Green, who left Wake Forest after his junior season to turn pro, will be the Bullets' designated one-on-one man.

"When it's one on one, it doesn't matter," he said. "As long as nobody's helping out (defensively), I'm going to score."

Bullets General Manager Bob Ferry said that one-on-one ability is the reason Green is in Washington.

"The reason we drafted him is because he's got an unusual ability to score without help," Ferry said.

Green, who is 6 feet 7, added that he thinks he can contribute in other ways.

"I was once told by a coach in college that everybody can shoot the ball," he said. "It's the easiest part of the game. And hopefully I can do other things, like rebounding."

Hard as it is to imagine, both Bol and Green played center in college. As a pro, though, Green will become a small forward.

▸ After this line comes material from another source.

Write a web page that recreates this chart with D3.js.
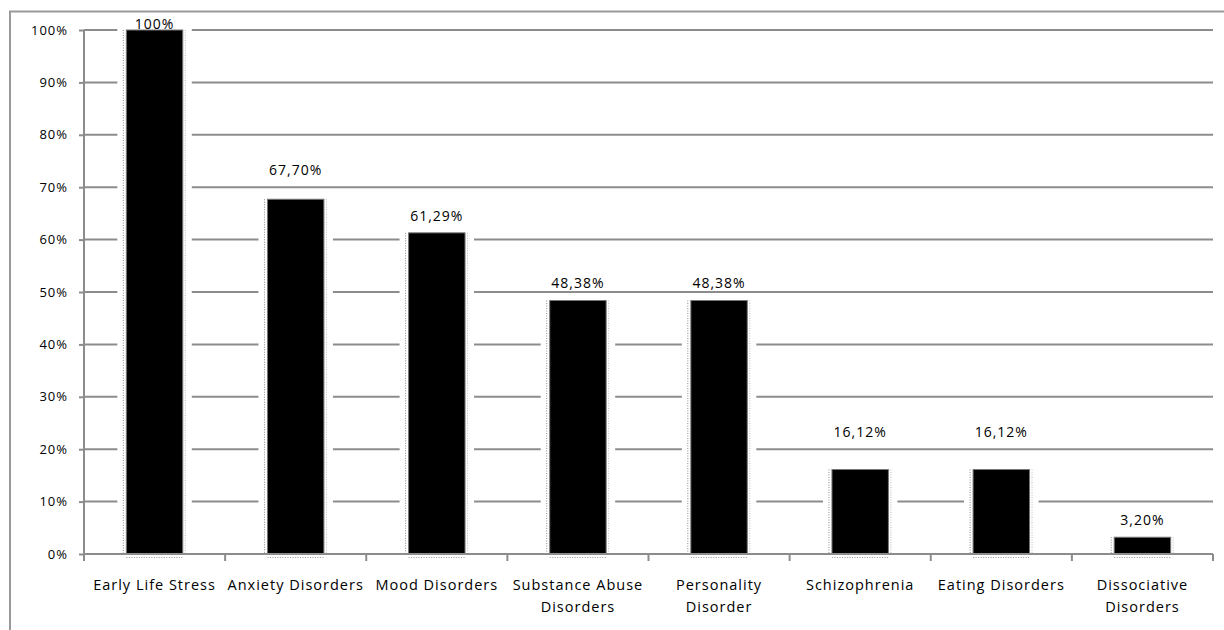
<!DOCTYPE html>
<html>
<head>
<meta charset="utf-8">
<script src="https://cdn.jsdelivr.net/npm/d3@7"></script>
<style>
  body { margin: 0; background: #fff; }
  text { font-family: "Open Sans", sans-serif; fill: #000; }
</style>
</head>
<body>
<div id="chart"></div>
<script>
// chart data
var categories = ["Early Life Stress", "Anxiety Disorders", "Mood Disorders", "Substance Abuse Disorders",
    "Personality Disorder", "Schizophrenia", "Eating Disorders", "Dissociative Disorders"];
var values = [100, 67.70, 61.29, 48.38, 48.38, 16.12, 16.12, 3.20];
var yTicks = [0, 10, 20, 30, 40, 50, 60, 70, 80, 90, 100];
// how x labels wrap onto two lines
var labelLines = [["Early Life Stress"], ["Anxiety Disorders"], ["Mood Disorders"], ["Substance Abuse", "Disorders"],
    ["Personality", "Disorder"], ["Schizophrenia"], ["Eating Disorders"], ["Dissociative", "Disorders"]];

var svgWidth = 1224;
var svgHeight = 630;

var margin = { top: 30, bottom: 76, right: 11, left: 84 };
var width = svgWidth - margin.left - margin.right;
var height = svgHeight - margin.top - margin.bottom;

var svg = d3.select("#chart")
    .append("svg")
    .attr("width", svgWidth)
    .attr("height", svgHeight);

// outer frame (clipped at top/right)
svg.append("path")
    .attr("d", "M10,630 V11.5 H1224")
    .attr("fill", "none")
    .attr("stroke", "#999")
    .attr("stroke-width", 2);

var chartGroup = svg.append("g")
    .attr("transform", `translate(${margin.left}, ${margin.top})`);

var x = d3.scaleBand()
    .domain(categories)
    .range([0, width])
    .paddingInner(0.6)
    .paddingOuter(0.3);

var y = d3.scaleLinear()
    .domain([0, 100])
    .range([height, 0]);

// gridlines
chartGroup.append("g")
    .selectAll("line")
    .data(yTicks.filter(d => d > 0))
    .enter()
    .append("line")
    .attr("x1", 0)
    .attr("x2", width)
    .attr("y1", d => y(d))
    .attr("y2", d => y(d))
    .attr("stroke", "#8c8c8c")
    .attr("stroke-width", 2);

// white boxes behind bars cut the gridlines
var gap = 9;
chartGroup.append("g")
    .selectAll("rect")
    .data(values)
    .enter()
    .append("rect")
    .attr("x", (d, i) => x(categories[i]) - gap)
    .attr("y", d => y(d) - 1)
    .attr("width", x.bandwidth() + gap * 2)
    .attr("height", d => height - y(d) + 1)
    .attr("fill", "#fff");

// dotted outlines (artifact of the original)
var dots = chartGroup.append("g")
    .attr("fill", "none")
    .attr("stroke-dasharray", "1,1.5");
values.forEach(function (v, i) {
    var bx = x(categories[i]);
    dots.append("line")
        .attr("x1", bx - 3).attr("x2", bx - 3)
        .attr("y1", y(v)).attr("y2", height)
        .attr("stroke", "#888").attr("stroke-width", 1);
    dots.append("line")
        .attr("x1", bx + x.bandwidth() + 2.5).attr("x2", bx + x.bandwidth() + 2.5)
        .attr("y1", y(v)).attr("y2", height)
        .attr("stroke", "#bbb").attr("stroke-width", 1);
    dots.append("line")
        .attr("x1", bx).attr("x2", bx + x.bandwidth())
        .attr("y1", height + 3.5).attr("y2", height + 3.5)
        .attr("stroke", "#999").attr("stroke-width", 1);
});

// bars
chartGroup.append("g")
    .selectAll("rect")
    .data(values)
    .enter()
    .append("rect")
    .attr("x", (d, i) => x(categories[i]))
    .attr("y", d => y(d))
    .attr("width", x.bandwidth())
    .attr("height", d => height - y(d))
    .attr("fill", "#000")
    .attr("stroke", "#777")
    .attr("stroke-width", 1);

// y axis
var yAxis = d3.axisLeft(y)
    .tickValues(yTicks)
    .tickSize(5)
    .tickPadding(11)
    .tickFormat(d => d + "%");
var yAxisG = chartGroup.append("g").call(yAxis);
yAxisG.select(".domain").attr("stroke", "#8c8c8c").attr("stroke-width", 2).attr("d", `M0,0V${height}`);
yAxisG.selectAll(".tick line").attr("stroke", "#8c8c8c").attr("stroke-width", 2);
yAxisG.selectAll(".tick text")
    .style("font-size", "13px")
    .style("font-family", "'Open Sans', sans-serif")
    .style("letter-spacing", "1px");

// x axis line and boundary ticks
chartGroup.append("line")
    .attr("x1", 0).attr("x2", width)
    .attr("y1", height).attr("y2", height)
    .attr("stroke", "#8c8c8c").attr("stroke-width", 2);
var step = x.step();
var bounds = d3.range(categories.length + 1);
chartGroup.append("g")
    .selectAll("line")
    .data(bounds)
    .enter()
    .append("line")
    .attr("x1", d => x(categories[0]) - step * x.paddingOuter() + d * step)
    .attr("x2", d => x(categories[0]) - step * x.paddingOuter() + d * step)
    .attr("y1", height)
    .attr("y2", height + 7)
    .attr("stroke", "#8c8c8c")
    .attr("stroke-width", 2);

// x labels
var xLabels = chartGroup.append("g");
labelLines.forEach(function (lines, i) {
    var t = xLabels.append("text")
        .attr("x", x(categories[i]) + x.bandwidth() / 2)
        .attr("y", height + 36)
        .attr("text-anchor", "middle")
        .style("font-size", "14.5px")
        .style("letter-spacing", "1px");
    lines.forEach(function (ln, j) {
        t.append("tspan")
            .attr("x", x(categories[i]) + x.bandwidth() / 2)
            .attr("dy", j === 0 ? 0 : 22)
            .text(ln);
    });
});

// value labels, nudged away from gridlines like the original
function fmt(v) {
    return v === 100 ? "100%" : v.toFixed(2).replace(".", ",") + "%";
}
function labelCenter(v) {
    var c = y(v) - 17;
    yTicks.forEach(function (t) {
        if (Math.abs(y(t) - c) < 8) c = y(t) - 17;
    });
    return Math.max(c, -6);
}
chartGroup.append("g")
    .selectAll("text")
    .data(values)
    .enter()
    .append("text")
    .attr("x", (d, i) => x(categories[i]) + x.bandwidth() / 2)
    .attr("y", d => labelCenter(d))
    .attr("dy", "0.35em")
    .attr("text-anchor", "middle")
    .style("font-size", "14px")
    .style("letter-spacing", "1px")
    .text(d => fmt(d));
</script>
</body>
</html>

"That's what I wanted to do," said Green, who, despite his small size for a center, was second in rebounding (8.3) in the Atlantic Coast Conference, where he played against several 7-footers. He averaged 17 points, the sixth best average in the conference.

"When I post up against taller guys, I decide what I'm going to do ahead of time," he said. "Then I just use my quickness to beat them."

He also uses his 39- to 40-inch arms to outreach taller opponents.

"On any team, when you're the tallest man playing the center position, you have to work hard," he said.

Green twice made all-ACC tournament second team and was ACC player of the week once in January.

Green, the 12th pick overall in the draft, will be providing a needed commodity if he can score on cue for the Bullets, who ranked 21st of 23 teams -- only New York and Seattle had lower averages -- in point production last season with a 105.5 average.

He put himself in position to be drafted early with a strong showing in a Chicago pre-draft camp.

"Before Chicago, I thought I would go late in the first round or early in the second," he said. "I went there with a mind to improve. It was an opportunity just to get out and play basketball."

Green, who is not yet 21, said deciding to leave college early was not difficult.

"I didn't have any doubts about coming out," he said. "I've known since December 1984 that's what I'd do. I wanted to be in the NBA."

He has not signed a contract.

He will make a public appearance and be available for autographs at noon today at the Bullets' Ticket Centre, 904 17th St. NW.